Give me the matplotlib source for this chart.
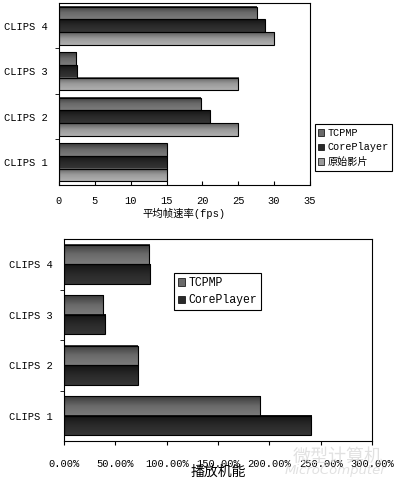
import numpy as np
import matplotlib
matplotlib.use("Agg")
import matplotlib.pyplot as plt
from matplotlib.colors import LinearSegmentedColormap
from matplotlib.patches import Patch
from matplotlib.ticker import FuncFormatter

plt.rcParams['font.family'] = ['Liberation Mono', 'Noto Sans CJK SC', 'DejaVu Sans']

clips = ['CLIPS 1', 'CLIPS 2', 'CLIPS 3', 'CLIPS 4']

# 平均帧速率 (fps)
fps_tcpmp = [15.0, 19.8, 2.4, 27.6]
fps_core = [15.0, 21.0, 2.5, 28.7]
fps_orig = [15.0, 25.0, 25.0, 30.0]

# 播放机能 (%)
perf_tcpmp = [191.0, 72.0, 38.0, 83.0]
perf_core = [241.0, 72.5, 40.0, 84.0]

# gradient stops per series (top -> bottom of a bar)
grad_tcpmp = ['#3a3a3a', '#6a6a6a', '#7c7c7c']
grad_core = ['#141414', '#2a2a2a', '#363636']
grad_orig = ['#5e5e5e', '#9a9a9a', '#b0b0b0']


def gradient_bars(ax, y, values, height, stops):
    cmap = LinearSegmentedColormap.from_list('g', stops)
    grad = np.linspace(0, 1, 64).reshape(-1, 1)
    bars = ax.barh(y, values, height=height, color='none', edgecolor='black',
                   linewidth=0.8, zorder=3)
    for b in bars:
        x0, y0 = b.get_xy()
        ax.imshow(grad, extent=[x0, x0 + b.get_width(), y0, y0 + b.get_height()],
                  cmap=cmap, aspect='auto', origin='upper', zorder=2,
                  interpolation='bilinear')
    return bars


def style_axes(ax):
    for s in ax.spines.values():
        s.set_linewidth(0.8)
        s.set_color('black')
    ax.set_ylim(-0.5, 3.5)
    ax.set_yticks(range(len(clips)))
    ax.set_yticklabels(clips, fontsize=7.5)
    ax.tick_params(axis='y', length=0, pad=8)
    ax.set_yticks([0.5, 1.5, 2.5], minor=True)
    ax.tick_params(axis='y', which='minor', length=3, direction='out')


fig = plt.figure(figsize=(4, 4.8), dpi=100)

# upper chart
ax1 = fig.add_axes([0.1475, 0.6146, 0.6275, 0.3794])
y = np.arange(len(clips))
h = 0.28
gradient_bars(ax1, y + h, fps_tcpmp, h, grad_tcpmp)
gradient_bars(ax1, y, fps_core, h, grad_core)
gradient_bars(ax1, y - h, fps_orig, h, grad_orig)
ax1.set_xlim(0, 35)
ax1.set_xticks(np.arange(0, 36, 5))
ax1.tick_params(axis='x', direction='in', length=3, labelsize=7.5, pad=8)
style_axes(ax1)
ax1.set_xlabel('平均帧速率(fps)', fontsize=7.5, labelpad=1)

handles1 = [Patch(facecolor=grad_tcpmp[1], edgecolor='black', linewidth=0.5, label='TCPMP'),
            Patch(facecolor=grad_core[1], edgecolor='black', linewidth=0.5, label='CorePlayer'),
            Patch(facecolor=grad_orig[1], edgecolor='black', linewidth=0.5, label='原始影片')]
leg1 = fig.legend(handles=handles1, loc='upper left', bbox_to_anchor=(0.787, 0.741),
                  fontsize=7.3, frameon=True, fancybox=False, edgecolor='black',
                  framealpha=1, handlelength=0.6, handleheight=0.6,
                  handletextpad=0.3, borderpad=0.35, labelspacing=0.45,
                  borderaxespad=0)
leg1.get_frame().set_linewidth(0.8)

# lower chart
ax2 = fig.add_axes([0.16, 0.081, 0.77, 0.421])
h2 = 0.385
gradient_bars(ax2, y + h2 / 2, perf_tcpmp, h2, grad_tcpmp)
gradient_bars(ax2, y - h2 / 2, perf_core, h2, grad_core)
ax2.set_xlim(0, 300)
ax2.set_xticks(np.arange(0, 301, 50))
ax2.xaxis.set_major_formatter(FuncFormatter(lambda v, p: '%.2f%%' % v))
ax2.tick_params(axis='x', direction='out', length=3, labelsize=7.5, pad=10)
style_axes(ax2)
ax2.set_xlabel('播放机能', fontsize=10, labelpad=-3)

handles2 = handles1[:2]
leg2 = fig.legend(handles=handles2, loc='upper left', bbox_to_anchor=(0.435, 0.431),
                  fontsize=8.3, frameon=True, fancybox=False, edgecolor='black',
                  framealpha=1, handlelength=0.6, handleheight=0.6,
                  handletextpad=0.3, borderpad=0.35, labelspacing=0.45,
                  borderaxespad=0)
leg2.get_frame().set_linewidth(0.8)

# publication watermark
fig.text(0.845, 0.037, '微型计算机', fontsize=13, color='#dcdcdc', ha='center',
         family=['Noto Sans CJK SC'], alpha=0.85)
fig.text(0.84, 0.012, 'MicroComputer', fontsize=9.5, color='#dcdcdc', ha='center',
         family=['DejaVu Sans'], style='italic', alpha=0.85)

fig.savefig('out.png', dpi=100)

..............................

* GOAL:
From the listing, extract all text exactly as given and drop any picture.

* OUTPUT:
Give me the matplotlib source for this chart.
import numpy as np
import matplotlib
matplotlib.use("Agg")
import matplotlib.pyplot as plt
from matplotlib.colors import LinearSegmentedColormap
from matplotlib.patches import Patch
from matplotlib.ticker import FuncFormatter

plt.rcParams['font.family'] = ['Liberation Mono', 'Noto Sans CJK SC', 'DejaVu Sans']

clips = ['CLIPS 1', 'CLIPS 2', 'CLIPS 3', 'CLIPS 4']

# 平均帧速率 (fps)
fps_tcpmp = [15.0, 19.8, 2.4, 27.6]
fps_core = [15.0, 21.0, 2.5, 28.7]
fps_orig = [15.0, 25.0, 25.0, 30.0]

# 播放机能 (%)
perf_tcpmp = [191.0, 72.0, 38.0, 83.0]
perf_core = [241.0, 72.5, 40.0, 84.0]

# gradient stops per series (top -> bottom of a bar)
grad_tcpmp = ['#3a3a3a', '#6a6a6a', '#7c7c7c']
grad_core = ['#141414', '#2a2a2a', '#363636']
grad_orig = ['#5e5e5e', '#9a9a9a', '#b0b0b0']


def gradient_bars(ax, y, values, height, stops):
    cmap = LinearSegmentedColormap.from_list('g', stops)
    grad = np.linspace(0, 1, 64).reshape(-1, 1)
    bars = ax.barh(y, values, height=height, color='none', edgecolor='black',
                   linewidth=0.8, zorder=3)
    for b in bars:
        x0, y0 = b.get_xy()
        ax.imshow(grad, extent=[x0, x0 + b.get_width(), y0, y0 + b.get_height()],
                  cmap=cmap, aspect='auto', origin='upper', zorder=2,
                  interpolation='bilinear')
    return bars


def style_axes(ax):
    for s in ax.spines.values():
        s.set_linewidth(0.8)
        s.set_color('black')
    ax.set_ylim(-0.5, 3.5)
    ax.set_yticks(range(len(clips)))
    ax.set_yticklabels(clips, fontsize=7.5)
    ax.tick_params(axis='y', length=0, pad=8)
    ax.set_yticks([0.5, 1.5, 2.5], minor=True)
    ax.tick_params(axis='y', which='minor', length=3, direction='out')


fig = plt.figure(figsize=(4, 4.8), dpi=100)

# upper chart
ax1 = fig.add_axes([0.1475, 0.6146, 0.6275, 0.3794])
y = np.arange(len(clips))
h = 0.28
gradient_bars(ax1, y + h, fps_tcpmp, h, grad_tcpmp)
gradient_bars(ax1, y, fps_core, h, grad_core)
gradient_bars(ax1, y - h, fps_orig, h, grad_orig)
ax1.set_xlim(0, 35)
ax1.set_xticks(np.arange(0, 36, 5))
ax1.tick_params(axis='x', direction='in', length=3, labelsize=7.5, pad=8)
style_axes(ax1)
ax1.set_xlabel('平均帧速率(fps)', fontsize=7.5, labelpad=1)

handles1 = [Patch(facecolor=grad_tcpmp[1], edgecolor='black', linewidth=0.5, label='TCPMP'),
            Patch(facecolor=grad_core[1], edgecolor='black', linewidth=0.5, label='CorePlayer'),
            Patch(facecolor=grad_orig[1], edgecolor='black', linewidth=0.5, label='原始影片')]
leg1 = fig.legend(handles=handles1, loc='upper left', bbox_to_anchor=(0.787, 0.741),
                  fontsize=7.3, frameon=True, fancybox=False, edgecolor='black',
                  framealpha=1, handlelength=0.6, handleheight=0.6,
                  handletextpad=0.3, borderpad=0.35, labelspacing=0.45,
                  borderaxespad=0)
leg1.get_frame().set_linewidth(0.8)

# lower chart
ax2 = fig.add_axes([0.16, 0.081, 0.77, 0.421])
h2 = 0.385
gradient_bars(ax2, y + h2 / 2, perf_tcpmp, h2, grad_tcpmp)
gradient_bars(ax2, y - h2 / 2, perf_core, h2, grad_core)
ax2.set_xlim(0, 300)
ax2.set_xticks(np.arange(0, 301, 50))
ax2.xaxis.set_major_formatter(FuncFormatter(lambda v, p: '%.2f%%' % v))
ax2.tick_params(axis='x', direction='out', length=3, labelsize=7.5, pad=10)
style_axes(ax2)
ax2.set_xlabel('播放机能', fontsize=10, labelpad=-3)

handles2 = handles1[:2]
leg2 = fig.legend(handles=handles2, loc='upper left', bbox_to_anchor=(0.435, 0.431),
                  fontsize=8.3, frameon=True, fancybox=False, edgecolor='black',
                  framealpha=1, handlelength=0.6, handleheight=0.6,
                  handletextpad=0.3, borderpad=0.35, labelspacing=0.45,
                  borderaxespad=0)
leg2.get_frame().set_linewidth(0.8)

# publication watermark
fig.text(0.845, 0.037, '微型计算机', fontsize=13, color='#dcdcdc', ha='center',
         family=['Noto Sans CJK SC'], alpha=0.85)
fig.text(0.84, 0.012, 'MicroComputer', fontsize=9.5, color='#dcdcdc', ha='center',
         family=['DejaVu Sans'], style='italic', alpha=0.85)

fig.savefig('out.png', dpi=100)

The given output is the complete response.